--- Data ---
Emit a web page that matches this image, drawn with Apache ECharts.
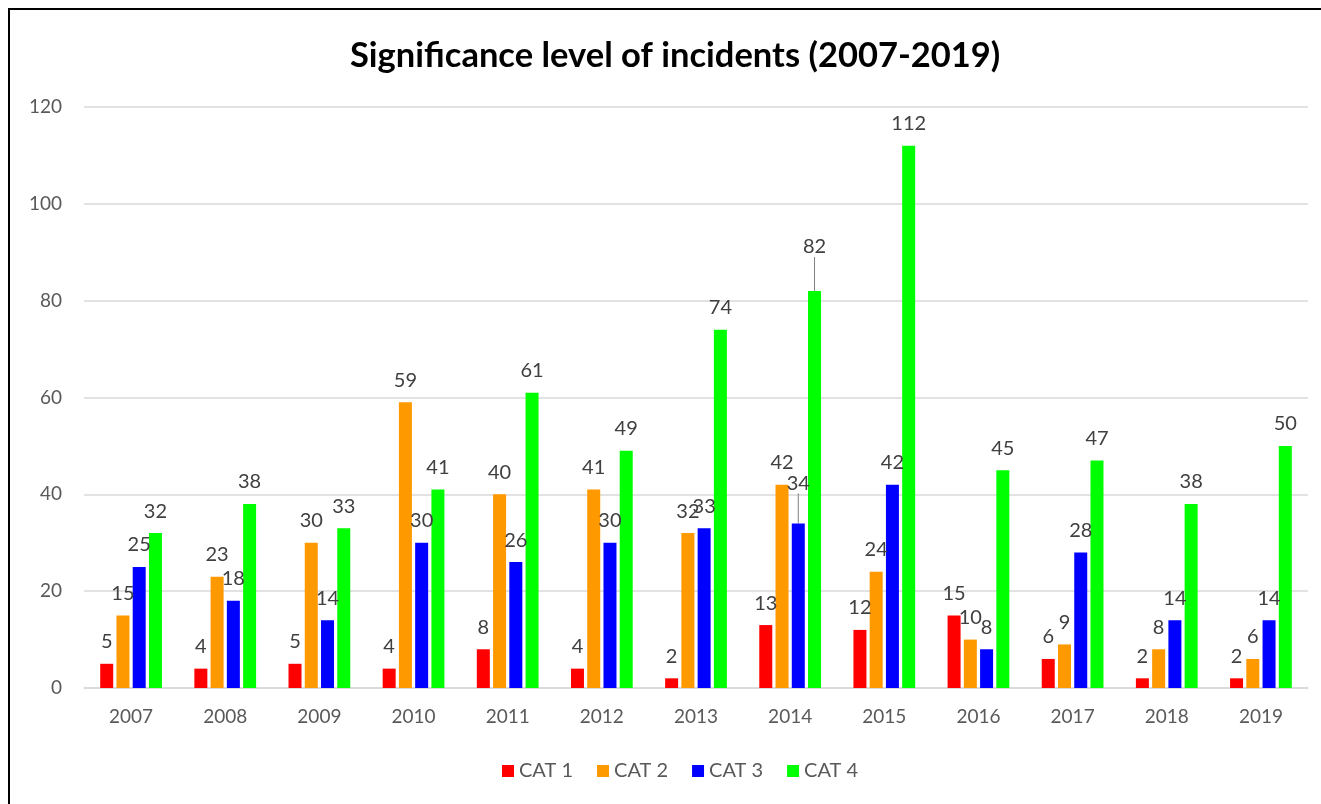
<!DOCTYPE html>
<html>
<head>
<meta charset="utf-8">
<script src="https://cdn.jsdelivr.net/npm/echarts@6/dist/echarts.min.js"></script>
<style>
html,body{margin:0;padding:0;background:#fff;}
#chart{width:1321px;height:804px;}
</style>
</head>
<body>
<div id="chart"></div>
<script>
const categories = ['2007','2008','2009','2010','2011','2012','2013','2014','2015','2016','2017','2018','2019'];
const cat1 = [5,4,5,4,8,4,2,13,12,15,6,2,2];
const cat2 = [15,23,30,59,40,41,32,42,24,10,9,8,6];
const cat3 = [25,18,14,30,26,30,33,34,42,8,28,14,14];
const cat4 = [32,38,33,41,61,49,74,82,112,45,47,38,50];
const seriesNames = ['CAT 1','CAT 2','CAT 3','CAT 4'];
const colors = ['#FF0000','#FF9900','#0000FF','#00FF00'];
// labels moved up with a leader line: [seriesIndex, dataIndex, dy]
const movedLabels = [[3, 7, -22], [2, 7, -18]];

const FONT = 'Lato';
const chart = echarts.init(document.getElementById('chart'));

function mkSeries(idx, data){
  const items = data.map(function(v, i){
    const m = movedLabels.find(function(x){ return x[0] === idx && x[1] === i; });
    return m ? {value: v, labelLine: {show: true}} : {value: v};
  });
  return {
    name: seriesNames[idx],
    type: 'bar',
    data: items,
    barWidth: 13,
    barGap: '25%',
    itemStyle: {color: colors[idx]},
    label: {
      show: true,
      position: 'top',
      distance: 12,
      color: '#404040',
      fontSize: 20,
      fontFamily: FONT
    },
    labelLine: {show: false, lineStyle: {color: '#808080', width: 1}},
    labelLayout: function(p){
      const m = movedLabels.find(function(x){ return x[0] === idx && x[1] === p.dataIndex; });
      return m ? {dy: m[2]} : {};
    }
  };
}

chart.setOption({
  backgroundColor: '#fff',
  animation: false,
  color: colors,
  title: {
    text: 'Significance level of incidents (2007-2019)',
    left: 345,
    top: 33,
    textStyle: {fontFamily: FONT, fontWeight: 'bold', fontSize: 34.5, color: '#000'}
  },
  graphic: [{
    type: 'rect',
    shape: {x: 9, y: 9, width: 1330, height: 820},
    style: {fill: 'none', stroke: '#000', lineWidth: 2},
    silent: true
  }],
  legend: {
    bottom: 18,
    left: 497,
    itemWidth: 12,
    itemHeight: 12,
    itemGap: 24,
    icon: 'rect',
    textStyle: {fontFamily: FONT, fontSize: 20, color: '#595959'},
    data: seriesNames
  },
  grid: {left: 84, right: 13, top: 107, bottom: 116},
  xAxis: {
    type: 'category',
    data: categories,
    axisLine: {lineStyle: {color: '#d9d9d9', width: 1.5}},
    axisTick: {show: false},
    axisLabel: {fontFamily: FONT, fontSize: 19, color: '#595959', margin: 19}
  },
  yAxis: {
    type: 'value',
    min: 0,
    max: 120,
    interval: 20,
    axisLine: {show: false},
    axisTick: {show: false},
    axisLabel: {fontFamily: FONT, fontSize: 19, color: '#595959', margin: 22},
    splitLine: {lineStyle: {color: '#d9d9d9', width: 1.5}}
  },
  series: [
    mkSeries(0, cat1),
    mkSeries(1, cat2),
    mkSeries(2, cat3),
    mkSeries(3, cat4)
  ]
});
</script>
</body>
</html>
---
— Goal of the exercise —
Each line above is to be copied verbatim. Drop any image from the copy.

— The reply —
Emit a web page that matches this image, drawn with Apache ECharts.
<!DOCTYPE html>
<html>
<head>
<meta charset="utf-8">
<script src="https://cdn.jsdelivr.net/npm/echarts@6/dist/echarts.min.js"></script>
<style>
html,body{margin:0;padding:0;background:#fff;}
#chart{width:1321px;height:804px;}
</style>
</head>
<body>
<div id="chart"></div>
<script>
const categories = ['2007','2008','2009','2010','2011','2012','2013','2014','2015','2016','2017','2018','2019'];
const cat1 = [5,4,5,4,8,4,2,13,12,15,6,2,2];
const cat2 = [15,23,30,59,40,41,32,42,24,10,9,8,6];
const cat3 = [25,18,14,30,26,30,33,34,42,8,28,14,14];
const cat4 = [32,38,33,41,61,49,74,82,112,45,47,38,50];
const seriesNames = ['CAT 1','CAT 2','CAT 3','CAT 4'];
const colors = ['#FF0000','#FF9900','#0000FF','#00FF00'];
// labels moved up with a leader line: [seriesIndex, dataIndex, dy]
const movedLabels = [[3, 7, -22], [2, 7, -18]];

const FONT = 'Lato';
const chart = echarts.init(document.getElementById('chart'));

function mkSeries(idx, data){
  const items = data.map(function(v, i){
    const m = movedLabels.find(function(x){ return x[0] === idx && x[1] === i; });
    return m ? {value: v, labelLine: {show: true}} : {value: v};
  });
  return {
    name: seriesNames[idx],
    type: 'bar',
    data: items,
    barWidth: 13,
    barGap: '25%',
    itemStyle: {color: colors[idx]},
    label: {
      show: true,
      position: 'top',
      distance: 12,
      color: '#404040',
      fontSize: 20,
      fontFamily: FONT
    },
    labelLine: {show: false, lineStyle: {color: '#808080', width: 1}},
    labelLayout: function(p){
      const m = movedLabels.find(function(x){ return x[0] === idx && x[1] === p.dataIndex; });
      return m ? {dy: m[2]} : {};
    }
  };
}

chart.setOption({
  backgroundColor: '#fff',
  animation: false,
  color: colors,
  title: {
    text: 'Significance level of incidents (2007-2019)',
    left: 345,
    top: 33,
    textStyle: {fontFamily: FONT, fontWeight: 'bold', fontSize: 34.5, color: '#000'}
  },
  graphic: [{
    type: 'rect',
    shape: {x: 9, y: 9, width: 1330, height: 820},
    style: {fill: 'none', stroke: '#000', lineWidth: 2},
    silent: true
  }],
  legend: {
    bottom: 18,
    left: 497,
    itemWidth: 12,
    itemHeight: 12,
    itemGap: 24,
    icon: 'rect',
    textStyle: {fontFamily: FONT, fontSize: 20, color: '#595959'},
    data: seriesNames
  },
  grid: {left: 84, right: 13, top: 107, bottom: 116},
  xAxis: {
    type: 'category',
    data: categories,
    axisLine: {lineStyle: {color: '#d9d9d9', width: 1.5}},
    axisTick: {show: false},
    axisLabel: {fontFamily: FONT, fontSize: 19, color: '#595959', margin: 19}
  },
  yAxis: {
    type: 'value',
    min: 0,
    max: 120,
    interval: 20,
    axisLine: {show: false},
    axisTick: {show: false},
    axisLabel: {fontFamily: FONT, fontSize: 19, color: '#595959', margin: 22},
    splitLine: {lineStyle: {color: '#d9d9d9', width: 1.5}}
  },
  series: [
    mkSeries(0, cat1),
    mkSeries(1, cat2),
    mkSeries(2, cat3),
    mkSeries(3, cat4)
  ]
});
</script>
</body>
</html>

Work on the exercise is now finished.